══ RECORDS PROVIDED

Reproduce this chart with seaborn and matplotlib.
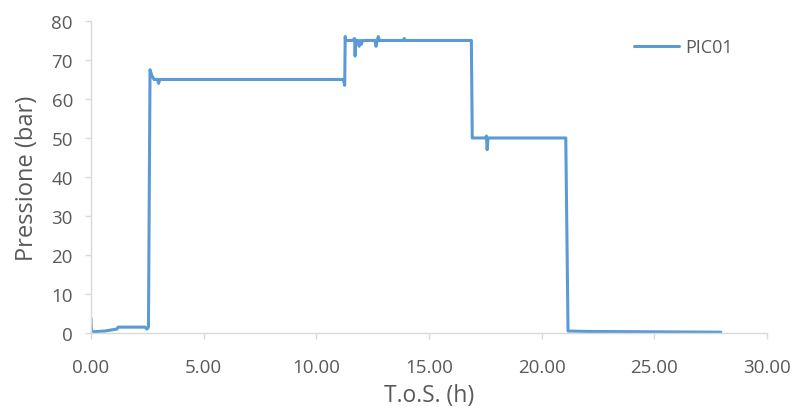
import matplotlib
matplotlib.use("Agg")
import matplotlib.pyplot as plt
import seaborn as sns
import pandas as pd

# Time on stream (h) and pressure (bar)
tos_h = [0.00, 0.02, 0.06, 0.60, 1.15, 1.20, 2.40, 2.48, 2.55, 2.62, 2.70, 2.80, 2.95, 3.00, 3.05,
         11.20, 11.26, 11.28, 11.30, 11.60, 11.70, 11.72, 11.75, 11.85, 11.90, 11.95, 12.00, 12.05,
         12.10, 12.60, 12.65, 12.70, 12.75, 12.80, 12.85, 13.85, 13.90, 13.95, 16.88, 16.92, 16.96,
         17.50, 17.55, 17.58, 17.62, 21.07, 21.17, 22.00, 25.00, 27.95]
pressure_bar = [3.8, 0.5, 0.3, 0.5, 1.0, 1.5, 1.5, 1.0, 1.5, 67.5, 66.0, 65.0, 65.0, 64.0, 65.0,
                65.0, 63.5, 76.0, 75.0, 75.0, 75.5, 71.0, 75.0, 75.0, 73.5, 75.0, 74.0, 75.0,
                75.0, 75.0, 73.5, 75.0, 76.0, 75.0, 75.0, 75.0, 75.5, 75.0, 75.0, 50.0, 50.0,
                50.0, 50.5, 47.0, 50.0, 50.0, 0.5, 0.4, 0.3, 0.2]
series_name = "PIC01"
x_ticks = [0, 5, 10, 15, 20, 25, 30]
y_ticks = [0, 10, 20, 30, 40, 50, 60, 70, 80]

df = pd.DataFrame({"T.o.S. (h)": tos_h, "Pressione (bar)": pressure_bar, "serie": series_name})

sns.set_style("white")
plt.rcParams["font.family"] = ["Open Sans", "DejaVu Sans"]

fig = plt.figure(figsize=(7.94, 4.10), dpi=100)
ax = fig.add_axes([0.1146, 0.1854, 0.8514, 0.7610])

sns.lineplot(data=df, x="T.o.S. (h)", y="Pressione (bar)", hue="serie",
             palette=["#5B9BD5"], linewidth=2.2, ax=ax, sort=False, estimator=None)

ax.set_xlim(0, 30)
ax.set_ylim(0, 80)
ax.set_xticks(x_ticks)
ax.set_xticklabels([f"{v:.2f}" for v in x_ticks])
ax.set_yticks(y_ticks)
ax.set_yticklabels([str(v) for v in y_ticks])

grey = "#595959"
for s in ["top", "right"]:
    ax.spines[s].set_visible(False)
for s in ["left", "bottom"]:
    ax.spines[s].set_color("#D9D9D9")
    ax.spines[s].set_linewidth(1.0)
ax.tick_params(axis="both", colors="#D9D9D9", labelcolor=grey, labelsize=13.5,
               length=4, width=1, direction="out", bottom=True, left=True)
ax.tick_params(axis="x", pad=14)
ax.tick_params(axis="y", pad=9)

ax.set_xlabel("T.o.S. (h)", fontsize=16.5, color=grey, labelpad=5)
ax.set_ylabel("Pressione (bar)", fontsize=17, color=grey, labelpad=9)

leg = ax.legend(loc="upper right", bbox_to_anchor=(0.973, 0.998), frameon=False,
                fontsize=13, handlelength=2.5, handletextpad=0.3)
for t in leg.get_texts():
    t.set_color(grey)

fig.savefig("out.png", dpi=100)
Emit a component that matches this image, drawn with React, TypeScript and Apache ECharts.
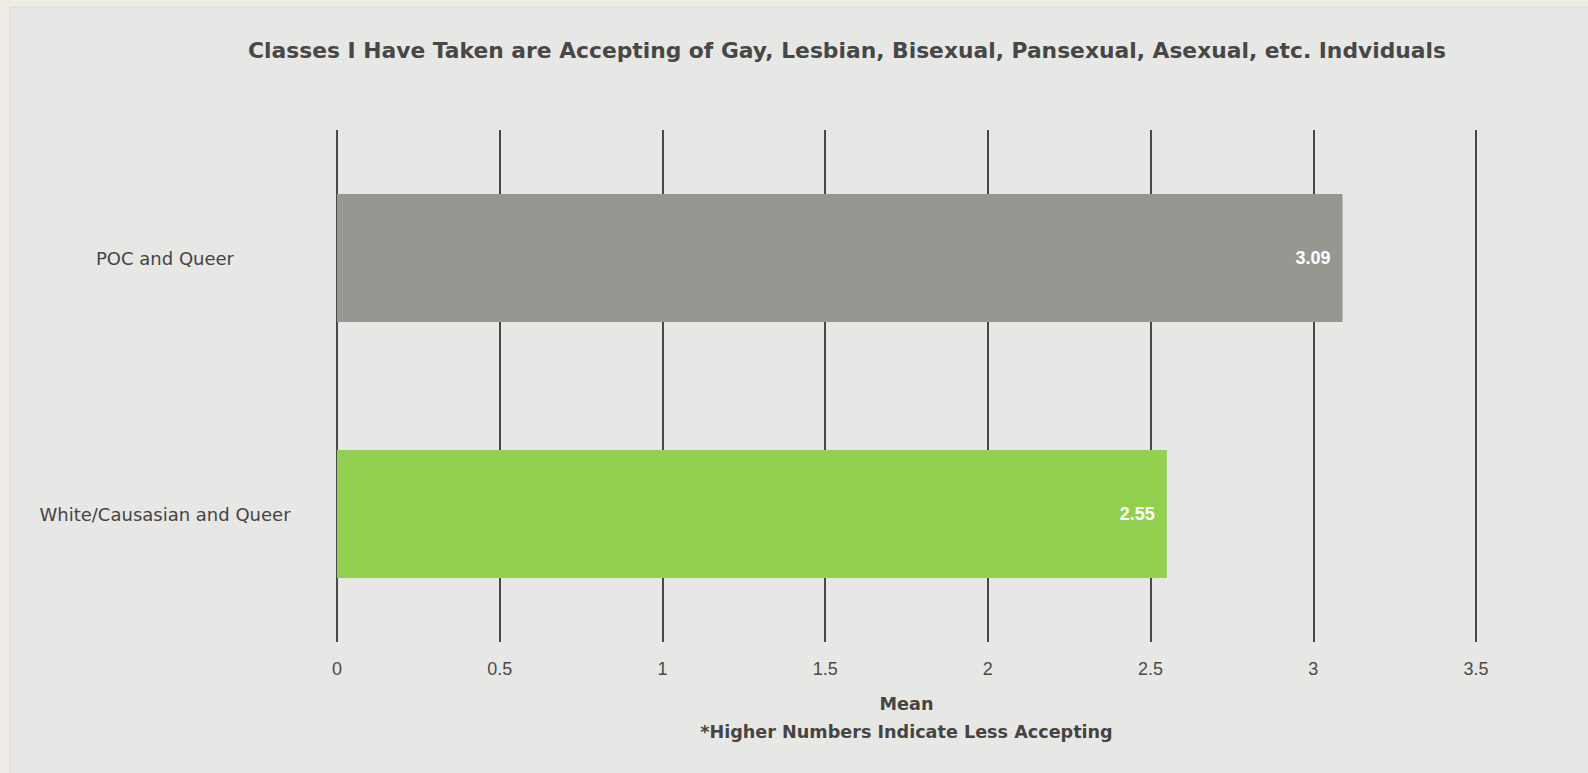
import React, { useEffect, useRef } from "react";
import * as echarts from "echarts";

const TITLE = "Classes I Have Taken are Accepting of Gay, Lesbian, Bisexual, Pansexual, Asexual, etc. Indviduals";
const categories = ["POC and Queer", "White/Causasian and Queer"];
const meanValues = [3.09, 2.55];
const barColors = ["#979792", "#92d050"];
const xTicks = { min: 0, max: 3.5, interval: 0.5 };
const axisName = "Mean\n*Higher Numbers Indicate Less Accepting";

export default function App() {
  const ref = useRef<HTMLDivElement>(null);
  useEffect(() => {
    document.body.style.margin = "0";
    document.body.style.overflow = "hidden";
    const chart = echarts.init(ref.current!, null, { renderer: "svg" });
    chart.setOption({
      animation: false,
      backgroundColor: "#efece5",
      graphic: [
        {
          type: "rect",
          z: -10,
          shape: { x: 10, y: 7, width: 1600, height: 800 },
          style: { fill: "#e7e7e5", stroke: "#d9d9d6", lineWidth: 1 },
        },
      ],
      title: {
        text: TITLE,
        left: 842,
        textAlign: "center",
        top: 34,
        textStyle: {
          fontFamily: "DejaVu Sans",
          fontWeight: "bold",
          fontSize: 21.8,
          color: "#474747",
        },
      },
      grid: { left: 337, right: 112, top: 130, bottom: 131, containLabel: false },
      xAxis: {
        type: "value",
        min: xTicks.min,
        max: xTicks.max,
        interval: xTicks.interval,
        axisLine: { show: false },
        axisTick: { show: false },
        splitLine: { show: true, lineStyle: { color: "#484848", width: 2 } },
        axisLabel: {
          margin: 18,
          fontFamily: "Liberation Sans",
          fontSize: 18,
          color: "#4a4a4a",
        },
        name: axisName,
        nameLocation: "middle",
        nameGap: 48,
        nameTextStyle: {
          fontFamily: "DejaVu Sans",
          fontWeight: "bold",
          fontSize: 17.6,
          lineHeight: 28,
          color: "#444",
        },
      },
      yAxis: {
        type: "category",
        data: categories,
        inverse: true,
        axisLine: { show: false },
        axisTick: { show: false },
        splitLine: { show: false },
        axisLabel: {
          margin: 172,
          align: "center",
          fontFamily: "DejaVu Sans",
          fontSize: 18,
          color: "#444",
        },
      },
      series: [
        {
          type: "bar",
          barWidth: "50%",
          data: meanValues.map((v, i) => ({ value: v, itemStyle: { color: barColors[i] } })),
          label: {
            show: true,
            position: "insideRight",
            distance: 12,
            fontFamily: "Liberation Sans",
            fontWeight: "bold",
            fontSize: 18,
            color: "#fff",
            formatter: (p: any) => p.value.toFixed(2),
          },
        },
      ],
    });
    return () => chart.dispose();
  }, []);
  return <div ref={ref} style={{ width: 1588, height: 773 }} />;
}
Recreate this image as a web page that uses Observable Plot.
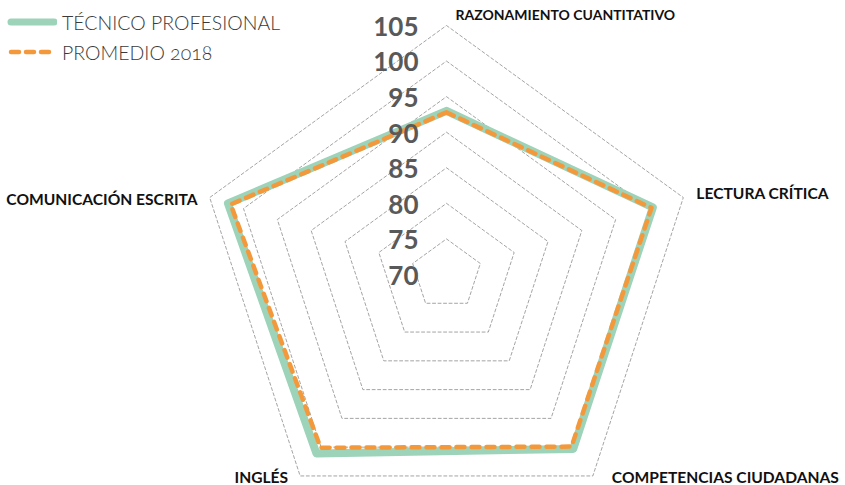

════

> _EXERCISE_
Above are records to transcribe exactly; leave their pictures out.

> _COMPLETE OUTPUT_
Reproduce this chart with seaborn and matplotlib.
import matplotlib
matplotlib.use("Agg")
import matplotlib.pyplot as plt
import seaborn as sns
import pandas as pd

# Time on stream (h) and pressure (bar)
tos_h = [0.00, 0.02, 0.06, 0.60, 1.15, 1.20, 2.40, 2.48, 2.55, 2.62, 2.70, 2.80, 2.95, 3.00, 3.05,
         11.20, 11.26, 11.28, 11.30, 11.60, 11.70, 11.72, 11.75, 11.85, 11.90, 11.95, 12.00, 12.05,
         12.10, 12.60, 12.65, 12.70, 12.75, 12.80, 12.85, 13.85, 13.90, 13.95, 16.88, 16.92, 16.96,
         17.50, 17.55, 17.58, 17.62, 21.07, 21.17, 22.00, 25.00, 27.95]
pressure_bar = [3.8, 0.5, 0.3, 0.5, 1.0, 1.5, 1.5, 1.0, 1.5, 67.5, 66.0, 65.0, 65.0, 64.0, 65.0,
                65.0, 63.5, 76.0, 75.0, 75.0, 75.5, 71.0, 75.0, 75.0, 73.5, 75.0, 74.0, 75.0,
                75.0, 75.0, 73.5, 75.0, 76.0, 75.0, 75.0, 75.0, 75.5, 75.0, 75.0, 50.0, 50.0,
                50.0, 50.5, 47.0, 50.0, 50.0, 0.5, 0.4, 0.3, 0.2]
series_name = "PIC01"
x_ticks = [0, 5, 10, 15, 20, 25, 30]
y_ticks = [0, 10, 20, 30, 40, 50, 60, 70, 80]

df = pd.DataFrame({"T.o.S. (h)": tos_h, "Pressione (bar)": pressure_bar, "serie": series_name})

sns.set_style("white")
plt.rcParams["font.family"] = ["Open Sans", "DejaVu Sans"]

fig = plt.figure(figsize=(7.94, 4.10), dpi=100)
ax = fig.add_axes([0.1146, 0.1854, 0.8514, 0.7610])

sns.lineplot(data=df, x="T.o.S. (h)", y="Pressione (bar)", hue="serie",
             palette=["#5B9BD5"], linewidth=2.2, ax=ax, sort=False, estimator=None)

ax.set_xlim(0, 30)
ax.set_ylim(0, 80)
ax.set_xticks(x_ticks)
ax.set_xticklabels([f"{v:.2f}" for v in x_ticks])
ax.set_yticks(y_ticks)
ax.set_yticklabels([str(v) for v in y_ticks])

grey = "#595959"
for s in ["top", "right"]:
    ax.spines[s].set_visible(False)
for s in ["left", "bottom"]:
    ax.spines[s].set_color("#D9D9D9")
    ax.spines[s].set_linewidth(1.0)
ax.tick_params(axis="both", colors="#D9D9D9", labelcolor=grey, labelsize=13.5,
               length=4, width=1, direction="out", bottom=True, left=True)
ax.tick_params(axis="x", pad=14)
ax.tick_params(axis="y", pad=9)

ax.set_xlabel("T.o.S. (h)", fontsize=16.5, color=grey, labelpad=5)
ax.set_ylabel("Pressione (bar)", fontsize=17, color=grey, labelpad=9)

leg = ax.legend(loc="upper right", bbox_to_anchor=(0.973, 0.998), frameon=False,
                fontsize=13, handlelength=2.5, handletextpad=0.3)
for t in leg.get_texts():
    t.set_color(grey)

fig.savefig("out.png", dpi=100)
Emit a component that matches this image, drawn with React, TypeScript and Apache ECharts.
import React, { useEffect, useRef } from "react";
import * as echarts from "echarts";

const TITLE = "Classes I Have Taken are Accepting of Gay, Lesbian, Bisexual, Pansexual, Asexual, etc. Indviduals";
const categories = ["POC and Queer", "White/Causasian and Queer"];
const meanValues = [3.09, 2.55];
const barColors = ["#979792", "#92d050"];
const xTicks = { min: 0, max: 3.5, interval: 0.5 };
const axisName = "Mean\n*Higher Numbers Indicate Less Accepting";

export default function App() {
  const ref = useRef<HTMLDivElement>(null);
  useEffect(() => {
    document.body.style.margin = "0";
    document.body.style.overflow = "hidden";
    const chart = echarts.init(ref.current!, null, { renderer: "svg" });
    chart.setOption({
      animation: false,
      backgroundColor: "#efece5",
      graphic: [
        {
          type: "rect",
          z: -10,
          shape: { x: 10, y: 7, width: 1600, height: 800 },
          style: { fill: "#e7e7e5", stroke: "#d9d9d6", lineWidth: 1 },
        },
      ],
      title: {
        text: TITLE,
        left: 842,
        textAlign: "center",
        top: 34,
        textStyle: {
          fontFamily: "DejaVu Sans",
          fontWeight: "bold",
          fontSize: 21.8,
          color: "#474747",
        },
      },
      grid: { left: 337, right: 112, top: 130, bottom: 131, containLabel: false },
      xAxis: {
        type: "value",
        min: xTicks.min,
        max: xTicks.max,
        interval: xTicks.interval,
        axisLine: { show: false },
        axisTick: { show: false },
        splitLine: { show: true, lineStyle: { color: "#484848", width: 2 } },
        axisLabel: {
          margin: 18,
          fontFamily: "Liberation Sans",
          fontSize: 18,
          color: "#4a4a4a",
        },
        name: axisName,
        nameLocation: "middle",
        nameGap: 48,
        nameTextStyle: {
          fontFamily: "DejaVu Sans",
          fontWeight: "bold",
          fontSize: 17.6,
          lineHeight: 28,
          color: "#444",
        },
      },
      yAxis: {
        type: "category",
        data: categories,
        inverse: true,
        axisLine: { show: false },
        axisTick: { show: false },
        splitLine: { show: false },
        axisLabel: {
          margin: 172,
          align: "center",
          fontFamily: "DejaVu Sans",
          fontSize: 18,
          color: "#444",
        },
      },
      series: [
        {
          type: "bar",
          barWidth: "50%",
          data: meanValues.map((v, i) => ({ value: v, itemStyle: { color: barColors[i] } })),
          label: {
            show: true,
            position: "insideRight",
            distance: 12,
            fontFamily: "Liberation Sans",
            fontWeight: "bold",
            fontSize: 18,
            color: "#fff",
            formatter: (p: any) => p.value.toFixed(2),
          },
        },
      ],
    });
    return () => chart.dispose();
  }, []);
  return <div ref={ref} style={{ width: 1588, height: 773 }} />;
}
Recreate this image as a web page that uses Observable Plot.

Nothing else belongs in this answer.